Nessa breve apresentação da dialética hegeliana, poderemos ver que jamais o senhor é senhor de fato enquanto no âmbito existencial, isto é, jamais o senhor é detentor do poder, porque ele precisa do escravo para ser o que é: um senhor. A sua verdade é questionável. Parafraseando Waldomiro Filho, se o senhor agir como um negacionista, “recebe os carinhosos eufemismos fake news e pós-verdade” [6].

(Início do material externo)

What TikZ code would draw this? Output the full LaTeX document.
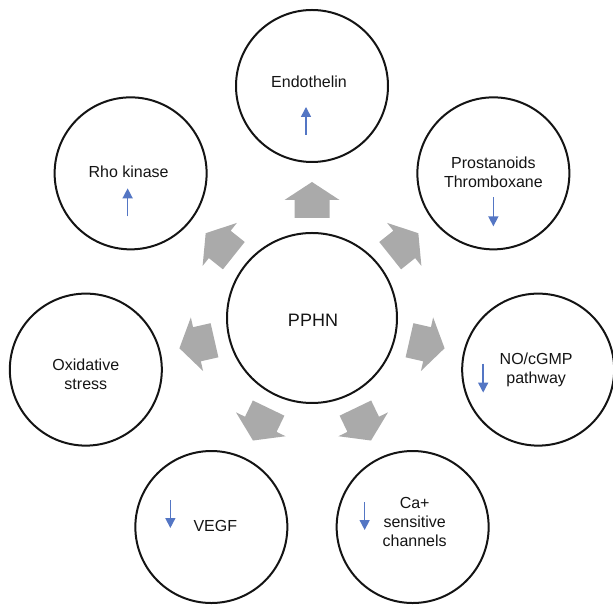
\documentclass[tikz,border=0pt]{standalone}
\usepackage{fontspec}
\setmainfont{Liberation Sans}
\usetikzlibrary{arrows.meta,calc}
\definecolor{blk}{RGB}{20,20,20}
\definecolor{garrow}{RGB}{170,170,170}
\definecolor{barrow}{RGB}{84,118,196}
\begin{document}
\begin{tikzpicture}[x=1pt,y=1pt,
 outer/.style={circle,draw=blk,line width=2pt,minimum size=152pt,inner sep=0pt},
 hub/.style={circle,draw=blk,line width=2pt,minimum size=170pt,inner sep=0pt},
 lbl/.style={align=center,font=\fontsize{16}{19}\selectfont,text=blk,inner sep=0pt},
 trend/.style={draw=barrow,line width=1.5pt,-{Triangle[width=10pt,length=10pt]}},
 blockarrow/.style={fill=garrow}]
\useasboundingbox (0,0) rectangle (613,607);
\coordinate (m) at (312,289);
\node[hub] (c) at (m) {};
\node[lbl,font=\fontsize{18}{21}\selectfont] (ct) at ($(m)+(1,-2)$) {PPHN};
% outer circles
\node[outer] (o1) at ($(m)+(90:232)$) {};
\node[outer] (o2) at ($(m)+(38.571:232)$) {};
\node[outer] (o3) at ($(m)+(-12.857:232)$) {};
\node[outer] (o4) at ($(m)+(-64.286:232)$) {};
\node[outer] (o5) at ($(m)+(-115.714:232)$) {};
\node[outer] (o6) at ($(m)+(-167.143:232)$) {};
\node[outer] (o7) at ($(m)+(141.429:232)$) {};
% block arrows
\foreach \a in {90,38.571,-12.857,-64.286,-115.714,-167.143,141.429}{
  \begin{scope}[shift={(m)},rotate=\a-90]
    \fill[blockarrow] (-17.5,100) -- (17.5,100) -- (17.5,118) -- (27.5,118)
      -- (0,136) -- (-27.5,118) -- (-17.5,118) -- cycle;
  \end{scope}
}
% labels
\node[lbl] (t1) at ($(o1)+(-3,4)$) {Endothelin};
\node[lbl] (t2) at ($(o2)+(0,1)$) {Prostanoids\\Thromboxane};
\node[lbl] (t3) at ($(o3)+(-2,0)$) {NO/cGMP\\pathway};
\node[lbl] (t4) at ($(o4)+(2,5)$) {Ca+\\sensitive\\channels};
\node[lbl] (t5) at ($(o5)+(4,1)$) {VEGF};
\node[lbl] (t6) at ($(o6)+(0,-5)$) {Oxidative\\stress};
\node[lbl] (t7) at ($(o7)+(-2,2)$) {Rho kinase};
% trend arrows
\draw[trend] ($(o1)+(-6,-49)$) -- ($(o1)+(-6,-21)$);
\draw[trend] ($(o2)+(0,-24)$) -- ($(o2)+(0,-53)$);
\draw[trend] ($(o3)+(-55,6)$) -- ($(o3)+(-55,-23)$);
\draw[trend] ($(o4)+(-48,25)$) -- ($(o4)+(-48,-3)$);
\draw[trend] ($(o5)+(-41,27)$) -- ($(o5)+(-41,-1)$);
\draw[trend] ($(o7)+(-3,-43)$) -- ($(o7)+(-3,-15)$);
\end{tikzpicture}
\end{document}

Negacionismo é a alternativa de negar uma realidade social como maneira de esquivar de algo desconfortável. Vivemos o negacionismo científico em plena pandemia, seja retirando a credibilidade de uma vacina ou dizendo que a Terra é plana, por exemplo. No entanto, a rigor, os negacionistas não podem negar o outro, a ponto de falarem que não tomarão uma vacina, sem que as consequências venham: o vírus ao continuar circulando se torna propício a mutação – como realmente já está ocorrendo – e, assim, aquele que o nega pode ser contaminado por essa nova variante mais virulenta. Aquilo que era dito como “gripezinha” pode se tornar em algo que leve os negacionistas, ou os seus entes, à sequela ou à morte. Por isso que a vacina é um compromisso coletivo, não só individual, a maioria da população precisa estar imunizada.
A pandemia nos leva ao paradoxo da nossa existência: por mais que neguemos, somos sempre com o outro. Não somos o que somos sem uma rede de significação. Então, não somos absolutamente na nossa individualidade que criamos as coisas, é tudo sempre dialético como uma espécie de teia de aranha. Laurenio Sombra afirma que “nosso modo de agir e significar o mundo é sempre antecedido por uma configuração profunda, não totalmente consciente e explicitável, a que chamei de rede de sentidos”[7].
O que tentamos dizer é que a existência põe em questão o próprio sujeito frente ao outro, ou, valendo-nos novamente da relação do senhor e do escravo: o senhor é obrigado a obter uma crítica a novos modos de pensamento sobre ele mesmo enquanto senhor, mesmo que isso o revolte: referimo-nos ao impasse existencial kojèviano, ou, a falta de uma segurança de “sua” verdade, no termo hegeliano. Então, até se pode “contornar” o outro, mas não as suas implicações: o conjunto de fatos negacionistas que têm matado diariamente. Seguindo Waldomiro Filho, não há espaço para aventuras, senão, esse impasse existencial será o nosso adoecimento físico e mental, no qual uma alteridade se reafirmará cada vez mais: o vírus.
[1] FILHO, W. J. S. Atoleiro Epistêmico. Anpof. 02/02/2021. Disponível em: . Acesso em: 03/02/2021.
[2] SARTRE, J-P. O Ser e O Nada: Ensaio De Ontologia Fenomenológica. Petrópolis: Vozes, 2012, p. 445.
[3] FILHO, W. J. S. Atoleiro Epistêmico. Anpof. 02/02/2021. Disponível em: . Acesso em: 03/02/2021.
[4] HEGEL, G. W. F. Fenomenologia do Espírito. Petrópolis: Vozes, 2014, p. 141.
[5] Ibid., 2002, p. 15.
[6] FILHO, W. J. S. Atoleiro Epistêmico. Anpof. 02/02/2021. Disponível em: . Acesso em: 03/02/2021.
[7] SOMBRA, L, L. O Ocidente como Problema Filosófico. Revista Ideação, n. 35, jan./jun. 2017, p. 198.